Hewitt, in a separate interview, said pretty much the same thing, adding that where women take themselves out of contention, “men just wing it” for the same perceived failings. “You have to ask women to run,” she said.
Emerge Louisiana holds how-to classes on campaign tactics, such as what to say to potential donors when “dialing for dollars,” an essential way of pulling together a base as well as raising campaign contributions. Emerge doesn’t push specific issues.
But winning is not going to be easy in a red state where several Democratic female candidates will run in districts that haven’t elected a Democrat in decades.
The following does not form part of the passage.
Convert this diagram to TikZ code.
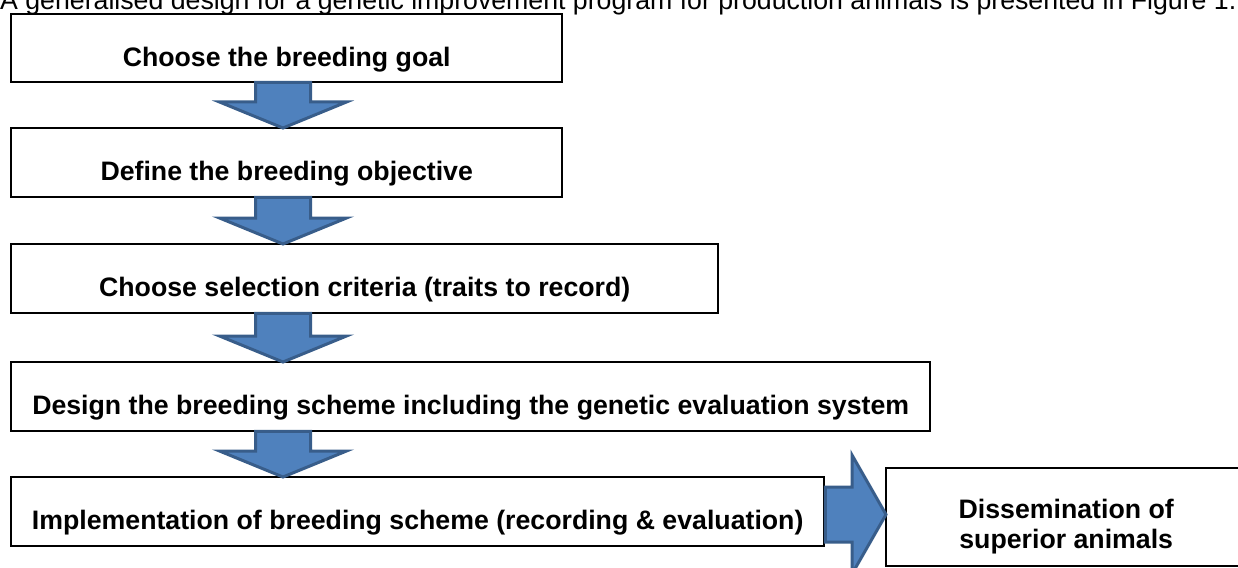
\documentclass[tikz,border=0pt]{standalone}
\usepackage{fontspec}
\setmainfont{Liberation Sans}
\usetikzlibrary{calc}
\definecolor{arrowfill}{HTML}{4F81BD}
\definecolor{arrowline}{HTML}{385D8A}
\begin{document}
\begin{tikzpicture}[x=1pt,y=-1pt,
	stepbox/.style={draw=black,line width=2.4pt,anchor=north west,inner sep=0pt,
		text height=36pt,text depth=0pt,font=\fontsize{26.7}{30}\selectfont\bfseries},
	blockarrow/.style={fill=arrowfill,draw=arrowline,line width=3pt,line join=miter}]
	\useasboundingbox (0,0) rectangle (1238,567);
	\clip (0,0) rectangle (1238,567);
	\node [anchor=base west,inner sep=0pt,font=\fontsize{26.7}{30}\selectfont] (intro) at (0,10)
		{A generalised design for a genetic improvement program for production animals is presented in Figure 1.};
	\node [stepbox,minimum width=551pt,minimum height=68pt] (goal) at (10,13) {Choose the breeding goal};
	\node [stepbox,minimum width=551pt,minimum height=69pt] (objective) at (10,127) {Define the breeding objective};
	\node [stepbox,minimum width=707pt,minimum height=69pt] (criteria) at (10,243) {Choose selection criteria (traits to record)};
	\node [stepbox,minimum width=919pt,minimum height=69pt] (scheme) at (10,361) {Design the breeding scheme including the genetic evaluation system};
	\node [stepbox,minimum width=813pt,minimum height=69pt] (implement) at (10,476) {Implementation of breeding scheme (recording \& evaluation)};
	\node [stepbox,minimum width=360pt,minimum height=98pt,align=center,text height=63pt,text depth=0pt] (dissem) at (885,467)
		{Dissemination of\\superior animals};
	% down arrows
	\foreach \a/\b in {goal/objective,objective/criteria,criteria/scheme,scheme/implement}
		\draw [blockarrow] let \p1=(\a.south), \p2=(\b.north) in
			(255.5pt,\y1+1pt) -- (310.5pt,\y1+1pt) -- (310.5pt,\y2+25pt) -- (346.5pt,\y2+25pt)
			-- (283pt,\y2-1pt) -- (219.5pt,\y2+25pt) -- (255.5pt,\y2+25pt) -- cycle;
	% arrow to the right
	\draw [blockarrow] let \p1=(implement.east), \p2=(dissem.west) in
		(\x1,-487pt) -- (\x2-33pt,-487pt) -- (\x2-33pt,-455pt) -- (\x2+1pt,-514.5pt)
		-- (\x2-33pt,-574pt) -- (\x2-33pt,-542pt) -- (\x1,-542pt) -- cycle;
\end{tikzpicture}
\end{document}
Still, Oubre says women often have a better chance than men. Many of the women already are known in the districts from nonpartisan community work.
“We go over voter trends and how to get voters to see you as you before they see the letter behind the name,” Oubre said. “That’s the only way we’re going to do it when politics are so partisan and the rhetoric so angry.”
Morgan Lamandre, for instance, is knocking on doors in the southeast East Baton Rouge Parish communities that voted overwhelmingly for President Donald Trump — by 90% in some precincts. House District 66 has 33,648 registered voters, 77% of whom are white and only 8,758 of whom are Democrats. But 54% are women.
Throughout most of her life, Lamandre was not affiliated with any party. She trained with Emerge Louisiana, which focuses on Democratic female candidates. And having a “D” behind her name isn’t an asset in challenging incumbent Rep. Rick Edmonds, who is one of the 20 House Republicans opposing nearly every fiscal proposal made by the Democratic governor.
“A lot of people have a very narrow focus on what a Democrat is,” Lamandre said. “I have to explain to people that that’s not me. I hold the positions I hold based on hearing the experiences of everyone. We don’t live in a world that is an extreme version of everything. There needs to be flexibility. Everybody comes to the table with their experiences.”